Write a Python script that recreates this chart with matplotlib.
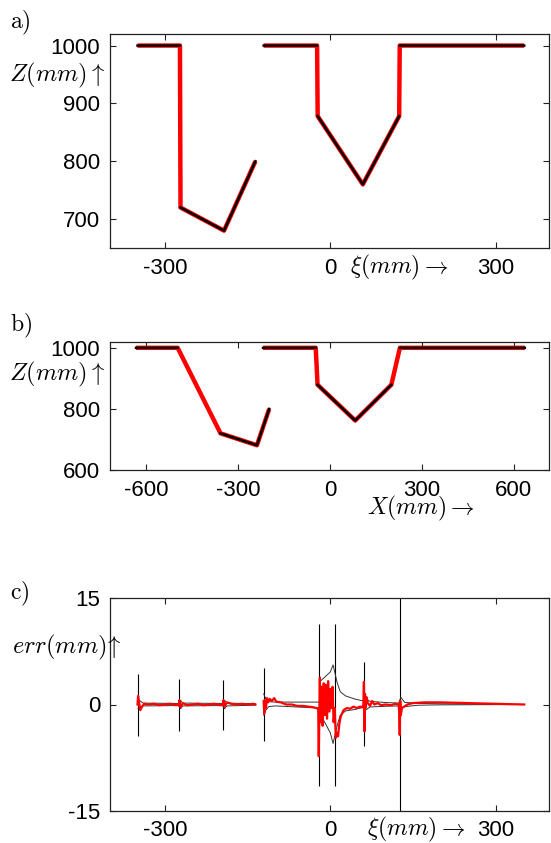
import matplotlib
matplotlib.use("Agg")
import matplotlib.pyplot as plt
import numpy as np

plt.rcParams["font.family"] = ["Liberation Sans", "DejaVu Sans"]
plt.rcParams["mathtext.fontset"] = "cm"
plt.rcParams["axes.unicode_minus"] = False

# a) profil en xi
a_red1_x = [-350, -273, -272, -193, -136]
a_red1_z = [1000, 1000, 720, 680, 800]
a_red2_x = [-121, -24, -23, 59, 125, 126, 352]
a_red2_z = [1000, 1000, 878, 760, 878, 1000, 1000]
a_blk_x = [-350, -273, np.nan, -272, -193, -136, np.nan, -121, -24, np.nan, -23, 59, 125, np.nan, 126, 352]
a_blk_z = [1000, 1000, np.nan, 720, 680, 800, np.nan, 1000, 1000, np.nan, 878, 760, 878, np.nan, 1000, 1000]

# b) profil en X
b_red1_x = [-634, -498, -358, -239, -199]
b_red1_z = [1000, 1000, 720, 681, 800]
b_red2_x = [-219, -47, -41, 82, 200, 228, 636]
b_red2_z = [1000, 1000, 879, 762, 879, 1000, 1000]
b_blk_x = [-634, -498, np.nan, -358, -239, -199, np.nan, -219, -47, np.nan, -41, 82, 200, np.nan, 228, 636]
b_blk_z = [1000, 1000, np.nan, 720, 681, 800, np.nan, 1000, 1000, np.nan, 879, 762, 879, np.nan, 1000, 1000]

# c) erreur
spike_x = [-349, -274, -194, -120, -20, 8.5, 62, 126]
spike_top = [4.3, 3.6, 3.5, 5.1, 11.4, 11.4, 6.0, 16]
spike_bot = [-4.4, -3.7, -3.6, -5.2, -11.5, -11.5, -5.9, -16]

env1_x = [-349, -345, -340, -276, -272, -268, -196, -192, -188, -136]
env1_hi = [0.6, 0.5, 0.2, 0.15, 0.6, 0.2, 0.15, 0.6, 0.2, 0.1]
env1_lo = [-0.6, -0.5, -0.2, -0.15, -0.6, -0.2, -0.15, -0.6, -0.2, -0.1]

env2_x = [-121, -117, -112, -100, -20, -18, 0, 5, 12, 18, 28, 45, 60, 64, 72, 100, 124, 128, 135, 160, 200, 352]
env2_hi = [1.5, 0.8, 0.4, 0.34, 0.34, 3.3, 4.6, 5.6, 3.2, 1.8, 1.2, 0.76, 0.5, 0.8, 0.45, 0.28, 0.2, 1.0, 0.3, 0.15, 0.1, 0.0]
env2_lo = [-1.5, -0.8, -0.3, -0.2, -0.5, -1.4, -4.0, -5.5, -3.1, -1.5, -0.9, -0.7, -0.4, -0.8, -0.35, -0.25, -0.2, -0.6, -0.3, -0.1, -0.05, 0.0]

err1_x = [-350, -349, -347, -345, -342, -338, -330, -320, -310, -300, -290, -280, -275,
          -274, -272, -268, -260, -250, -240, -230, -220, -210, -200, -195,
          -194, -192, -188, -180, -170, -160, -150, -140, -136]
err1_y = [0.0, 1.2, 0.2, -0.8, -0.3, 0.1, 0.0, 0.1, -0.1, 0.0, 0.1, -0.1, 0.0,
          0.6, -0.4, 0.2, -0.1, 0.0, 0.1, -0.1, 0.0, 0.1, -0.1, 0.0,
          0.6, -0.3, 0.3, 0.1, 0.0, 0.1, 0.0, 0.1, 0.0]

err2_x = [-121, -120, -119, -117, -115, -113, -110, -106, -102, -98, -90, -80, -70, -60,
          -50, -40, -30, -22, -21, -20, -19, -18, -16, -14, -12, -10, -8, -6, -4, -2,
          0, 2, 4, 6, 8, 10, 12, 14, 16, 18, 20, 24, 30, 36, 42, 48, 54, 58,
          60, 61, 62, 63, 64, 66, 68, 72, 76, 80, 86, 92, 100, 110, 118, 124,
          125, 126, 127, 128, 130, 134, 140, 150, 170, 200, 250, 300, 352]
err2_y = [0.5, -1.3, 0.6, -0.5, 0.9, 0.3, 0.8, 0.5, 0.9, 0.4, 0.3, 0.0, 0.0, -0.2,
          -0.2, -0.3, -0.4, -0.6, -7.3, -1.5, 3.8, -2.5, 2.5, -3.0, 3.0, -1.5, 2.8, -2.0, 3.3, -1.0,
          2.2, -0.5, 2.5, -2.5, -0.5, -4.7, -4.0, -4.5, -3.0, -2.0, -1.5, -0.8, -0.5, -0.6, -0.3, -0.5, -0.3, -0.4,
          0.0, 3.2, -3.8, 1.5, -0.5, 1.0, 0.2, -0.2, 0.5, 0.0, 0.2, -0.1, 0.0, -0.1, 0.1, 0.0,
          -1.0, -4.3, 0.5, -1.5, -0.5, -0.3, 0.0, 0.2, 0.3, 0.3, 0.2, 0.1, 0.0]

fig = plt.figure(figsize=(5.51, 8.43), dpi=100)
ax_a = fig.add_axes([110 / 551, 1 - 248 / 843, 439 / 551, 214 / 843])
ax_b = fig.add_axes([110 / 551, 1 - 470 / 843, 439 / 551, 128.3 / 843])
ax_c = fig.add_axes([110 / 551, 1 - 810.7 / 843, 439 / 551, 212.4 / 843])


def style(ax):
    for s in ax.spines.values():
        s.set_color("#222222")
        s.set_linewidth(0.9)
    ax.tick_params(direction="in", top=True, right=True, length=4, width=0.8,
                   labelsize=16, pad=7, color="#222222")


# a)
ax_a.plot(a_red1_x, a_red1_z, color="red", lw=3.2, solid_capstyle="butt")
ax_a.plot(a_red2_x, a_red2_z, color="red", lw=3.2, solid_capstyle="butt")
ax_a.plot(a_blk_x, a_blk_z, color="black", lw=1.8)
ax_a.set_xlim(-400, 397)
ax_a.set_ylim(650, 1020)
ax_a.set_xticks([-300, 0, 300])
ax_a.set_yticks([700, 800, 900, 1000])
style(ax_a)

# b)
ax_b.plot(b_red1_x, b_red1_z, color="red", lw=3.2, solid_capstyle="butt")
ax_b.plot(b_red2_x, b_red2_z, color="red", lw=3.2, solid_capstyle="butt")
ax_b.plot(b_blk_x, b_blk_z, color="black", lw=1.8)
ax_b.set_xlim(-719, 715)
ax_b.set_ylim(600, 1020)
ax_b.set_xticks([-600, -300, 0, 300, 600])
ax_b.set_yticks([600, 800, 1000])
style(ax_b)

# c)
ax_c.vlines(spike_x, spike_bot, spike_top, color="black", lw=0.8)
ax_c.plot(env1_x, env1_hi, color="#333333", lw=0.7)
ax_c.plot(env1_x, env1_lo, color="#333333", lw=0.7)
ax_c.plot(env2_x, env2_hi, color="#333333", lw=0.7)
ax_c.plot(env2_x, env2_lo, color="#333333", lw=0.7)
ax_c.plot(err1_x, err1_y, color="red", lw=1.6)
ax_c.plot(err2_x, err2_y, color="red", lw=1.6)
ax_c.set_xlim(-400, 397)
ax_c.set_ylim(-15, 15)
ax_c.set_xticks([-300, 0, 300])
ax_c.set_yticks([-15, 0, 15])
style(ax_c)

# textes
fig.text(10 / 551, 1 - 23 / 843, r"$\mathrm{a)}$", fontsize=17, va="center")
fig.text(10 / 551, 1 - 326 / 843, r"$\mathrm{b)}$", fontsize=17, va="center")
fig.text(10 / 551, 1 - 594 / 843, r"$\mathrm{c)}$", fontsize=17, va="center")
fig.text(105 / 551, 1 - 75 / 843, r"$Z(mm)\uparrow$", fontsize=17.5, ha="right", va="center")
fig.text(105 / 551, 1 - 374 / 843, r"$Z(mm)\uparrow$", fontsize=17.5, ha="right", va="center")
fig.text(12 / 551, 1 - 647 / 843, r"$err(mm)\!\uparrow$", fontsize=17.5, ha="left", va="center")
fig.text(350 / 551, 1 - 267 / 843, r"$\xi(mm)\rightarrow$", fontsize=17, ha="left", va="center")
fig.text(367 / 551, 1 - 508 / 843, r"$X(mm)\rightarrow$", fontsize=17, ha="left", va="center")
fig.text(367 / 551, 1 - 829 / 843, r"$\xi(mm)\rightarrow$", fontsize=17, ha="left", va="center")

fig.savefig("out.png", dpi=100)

====================

**What is asked:**
Write down every line from the opening of the listing to the line with "-0.1, -0.05, 0.0]", both included, and nothing else; the pictures are omitted.

**Result:**
Write a Python script that recreates this chart with matplotlib.
import matplotlib
matplotlib.use("Agg")
import matplotlib.pyplot as plt
import numpy as np

plt.rcParams["font.family"] = ["Liberation Sans", "DejaVu Sans"]
plt.rcParams["mathtext.fontset"] = "cm"
plt.rcParams["axes.unicode_minus"] = False

# a) profil en xi
a_red1_x = [-350, -273, -272, -193, -136]
a_red1_z = [1000, 1000, 720, 680, 800]
a_red2_x = [-121, -24, -23, 59, 125, 126, 352]
a_red2_z = [1000, 1000, 878, 760, 878, 1000, 1000]
a_blk_x = [-350, -273, np.nan, -272, -193, -136, np.nan, -121, -24, np.nan, -23, 59, 125, np.nan, 126, 352]
a_blk_z = [1000, 1000, np.nan, 720, 680, 800, np.nan, 1000, 1000, np.nan, 878, 760, 878, np.nan, 1000, 1000]

# b) profil en X
b_red1_x = [-634, -498, -358, -239, -199]
b_red1_z = [1000, 1000, 720, 681, 800]
b_red2_x = [-219, -47, -41, 82, 200, 228, 636]
b_red2_z = [1000, 1000, 879, 762, 879, 1000, 1000]
b_blk_x = [-634, -498, np.nan, -358, -239, -199, np.nan, -219, -47, np.nan, -41, 82, 200, np.nan, 228, 636]
b_blk_z = [1000, 1000, np.nan, 720, 681, 800, np.nan, 1000, 1000, np.nan, 879, 762, 879, np.nan, 1000, 1000]

# c) erreur
spike_x = [-349, -274, -194, -120, -20, 8.5, 62, 126]
spike_top = [4.3, 3.6, 3.5, 5.1, 11.4, 11.4, 6.0, 16]
spike_bot = [-4.4, -3.7, -3.6, -5.2, -11.5, -11.5, -5.9, -16]

env1_x = [-349, -345, -340, -276, -272, -268, -196, -192, -188, -136]
env1_hi = [0.6, 0.5, 0.2, 0.15, 0.6, 0.2, 0.15, 0.6, 0.2, 0.1]
env1_lo = [-0.6, -0.5, -0.2, -0.15, -0.6, -0.2, -0.15, -0.6, -0.2, -0.1]

env2_x = [-121, -117, -112, -100, -20, -18, 0, 5, 12, 18, 28, 45, 60, 64, 72, 100, 124, 128, 135, 160, 200, 352]
env2_hi = [1.5, 0.8, 0.4, 0.34, 0.34, 3.3, 4.6, 5.6, 3.2, 1.8, 1.2, 0.76, 0.5, 0.8, 0.45, 0.28, 0.2, 1.0, 0.3, 0.15, 0.1, 0.0]
env2_lo = [-1.5, -0.8, -0.3, -0.2, -0.5, -1.4, -4.0, -5.5, -3.1, -1.5, -0.9, -0.7, -0.4, -0.8, -0.35, -0.25, -0.2, -0.6, -0.3, -0.1, -0.05, 0.0]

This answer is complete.